How Group Loyalties Shape Ethical Judgment and Punishment Preferences


Correspondence regarding this article should be sent to: Scott A. Wright, Assistant Professor of Marketing, Providence College, 107 Koffler Hall, Providence, RI 02918 (


Once a matter of safety and survival, loyalty is a moral principle deeply rooted in human evolution—one that may wield a profound influence on ethical judgment and conceptions of just punishment. Consumers live in a complex Web of loyalty obligations woven through affiliations with marketers, fellow consumers, and other groups. This article examines how such affiliations shape consumers’ judgments of ethically controversial marketing conduct and preferences for punishment.

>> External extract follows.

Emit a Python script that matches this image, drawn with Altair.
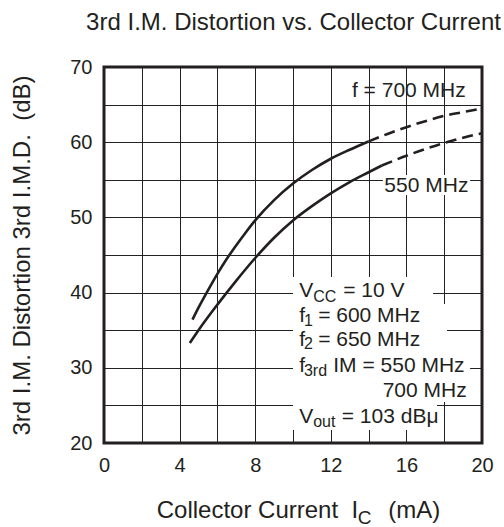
import altair as alt
import pandas as pd

# ---- curve data ----
ic_700_solid = [4.68, 5.0, 5.5, 6.0, 6.5, 7.0, 7.5, 8.0, 9.0, 10.0, 11.0, 12.0, 13.0, 14.0]
db_700_solid = [36.4, 38.0, 40.3, 42.5, 44.5, 46.3, 48.0, 49.6, 52.3, 54.5, 56.3, 57.8, 59.0, 60.1]
ic_700_dash = [14.0, 15.0, 16.0, 17.0, 18.0, 19.0, 20.0]
db_700_dash = [60.1, 61.1, 62.0, 62.8, 63.5, 64.0, 64.5]

ic_550_solid = [4.54, 5.0, 6.0, 7.0, 8.0, 9.0, 10.0, 11.0, 12.0, 13.0, 14.0, 14.7]
db_550_solid = [33.3, 35.0, 38.4, 41.6, 44.6, 47.3, 49.6, 51.5, 53.2, 54.7, 56.0, 56.9]
ic_550_dash = [14.7, 16.0, 17.0, 18.0, 19.0, 20.0]
db_550_dash = [56.9, 58.2, 59.1, 59.9, 60.6, 61.2]

x_ticks = [0, 2, 4, 6, 8, 10, 12, 14, 16, 18, 20]
y_ticks = [20, 25, 30, 35, 40, 45, 50, 55, 60, 65, 70]

# ---- annotation texts (data coordinates) ----
ann_text = ["f = 700 MHz", "550 MHz",
            "V", "CC", "= 10 V",
            "f", "1", "= 600 MHz",
            "f", "2", "= 650 MHz",
            "f", "3rd", "IM = 550 MHz",
            "700 MHz",
            "V", "out", "= 103 dB\u03bc"]
ann_x = [19.14, 19.28,
         10.33, 11.07, 12.66,
         10.33, 10.58, 11.33,
         10.33, 10.58, 11.33,
         10.33, 10.58, 12.13,
         19.19,
         10.33, 11.07, 12.58]
ann_y = [65.97, 53.42,
         39.38, 38.79, 39.38,
         36.05, 35.60, 36.05,
         32.90, 32.45, 32.90,
         29.48, 28.91, 29.48,
         26.16,
         22.70, 22.17, 22.70]
ann_size = [21, 21,
            21, 16, 21,
            21, 16, 21,
            21, 16, 21,
            21, 16, 21,
            21,
            21, 16, 21]
ann_align = ["right", "right",
             "left", "left", "left",
             "left", "left", "left",
             "left", "left", "left",
             "left", "left", "left",
             "right",
             "left", "left", "left"]

# white knock-out boxes behind labels (data coordinates)
box_x1 = [14.76, 10.0, 10.0, 10.0, 10.0, 10.0, 10.0]
box_x2 = [19.37, 17.41, 18.15, 18.15, 19.37, 19.37, 17.62]
box_y1 = [55.64, 42.07, 38.48, 35.16, 31.97, 28.64, 25.45]
box_y2 = [52.98, 38.48, 35.16, 31.97, 28.64, 25.45, 21.73]

FONT = "Liberation Sans"
INK = "#231f20"
W, H = 378, 376

def seg(ic, db, name):
    return pd.DataFrame({"ic": ic, "db": db, "curve": name})

solid_df = pd.concat([seg(ic_700_solid, db_700_solid, "700"),
                      seg(ic_550_solid, db_550_solid, "550")])
dash_df = pd.concat([seg(ic_700_dash, db_700_dash, "700"),
                     seg(ic_550_dash, db_550_dash, "550")])
ann_df = pd.DataFrame({"ic": ann_x, "db": ann_y, "text": ann_text,
                       "fs": ann_size, "align": ann_align})
box_df = pd.DataFrame({"x1": box_x1, "x2": box_x2, "y1": box_y1, "y2": box_y2})

xscale = alt.Scale(domain=[0, 20], nice=False, zero=False)
yscale = alt.Scale(domain=[20, 70], nice=False, zero=False)

xaxis = alt.Axis(values=x_ticks, labelExpr="datum.value % 4 == 0 ? datum.label : ''",
                 grid=True, gridColor="#222222", gridWidth=1, domain=False, ticks=False,
                 labelFontSize=20, labelFont=FONT, labelColor=INK, labelPadding=12,
                 labelFlush=False, title=None)
yaxis = alt.Axis(values=y_ticks, labelExpr="datum.value % 10 == 0 ? datum.label : ''",
                 grid=True, gridColor="#222222", gridWidth=1, domain=False, ticks=False,
                 labelFontSize=20, labelFont=FONT, labelColor=INK, labelPadding=12,
                 labelFlush=False,
                 title="3rd I.M. Distortion 3rd I.M.D.\u00a0 (dB)",
                 titleFont=FONT, titleFontSize=24, titleFontWeight="normal",
                 titleColor=INK, titleX=-75, titleBaseline="alphabetic")

X = alt.X("ic:Q", scale=xscale, axis=xaxis)
Y = alt.Y("db:Q", scale=yscale, axis=yaxis)

boxes = alt.Chart(box_df).mark_rect(color="white").encode(
    x=alt.X("x1:Q", scale=xscale, axis=xaxis), x2="x2:Q",
    y=alt.Y("y1:Q", scale=yscale, axis=yaxis), y2="y2:Q")

solid = alt.Chart(solid_df).mark_line(color=INK, strokeWidth=2.6,
                                      interpolate="monotone").encode(
    x=X, y=Y, detail="curve:N")
dashed = alt.Chart(dash_df).mark_line(color=INK, strokeWidth=2.6, strokeDash=[11, 6],
                                      interpolate="monotone").encode(
    x=X, y=Y, detail="curve:N")

def text_layer(align):
    return alt.Chart(ann_df).transform_filter(
        alt.datum.align == align
    ).mark_text(align=align, baseline="alphabetic", font=FONT, color=INK).encode(
        x=X, y=Y, text="text:N", size=alt.Size("fs:Q", scale=None, legend=None))

# chart title and x-axis title (with subscript) as free text, pixel offsets from plot origin
xt_text = ["3rd I.M. Distortion vs. Collector Current",
           "Collector Current\u00a0 I", "C", "(mA)"]
xt_px = [189.5, 52.7, 253.7, 284.3]
xt_py = [-37, 451, 457, 451]
xt_fs = [24, 24, 19, 24]
xt_align = ["center", "left", "left", "left"]
xt_df = pd.DataFrame({"text": xt_text, "px": xt_px, "py": xt_py, "fs": xt_fs,
                      "align": xt_align})

def free_text(align):
    return alt.Chart(xt_df).transform_filter(
        alt.datum.align == align
    ).mark_text(align=align, baseline="alphabetic", font=FONT, color=INK).encode(
        x=alt.X("px:Q", scale=None), y=alt.Y("py:Q", scale=None), text="text:N",
        size=alt.Size("fs:Q", scale=None, legend=None))

frame = alt.Chart(alt.Data(values=[{"a": 1}])).mark_rect(
    filled=False, stroke=INK, strokeWidth=3).encode(
    x=alt.value(0), x2=alt.value(W), y=alt.value(0), y2=alt.value(H))

chart = alt.layer(boxes, solid, dashed, text_layer("left"), text_layer("right"),
                  free_text("left"), free_text("center"), frame).properties(
    width=W, height=H,
    padding={"left": 104, "top": 67, "right": 22, "bottom": 84},
    autosize="none",
    background="white",
).configure_view(strokeOpacity=0)

chart.save("out.html", embed_options={"renderer": "svg", "actions": False})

In general, the more unethical an act is judged to be, the more severe the preferred punishment. However, the findings show that although consumers judge a controversial marketing act as more unethical when an in-group member targets the consumer's in-group (vs. out-group), a more lenient punishment is preferred (Study 1). Additionally, the extent to which one embraces loyalty as a moral value appears to mediate the relationship between group affiliations and preferred punishment (Study 2). This is a bias participants deny having, but believe others exhibit. This research finds evidence of loyalty to the principle of loyalty itself. A person will view an out-group member transgressing a member from that same out-group with disdain similar to that accorded an in-group member who transgresses the in-group, because the innate badness of the act is compounded by the stigma of disloyalty.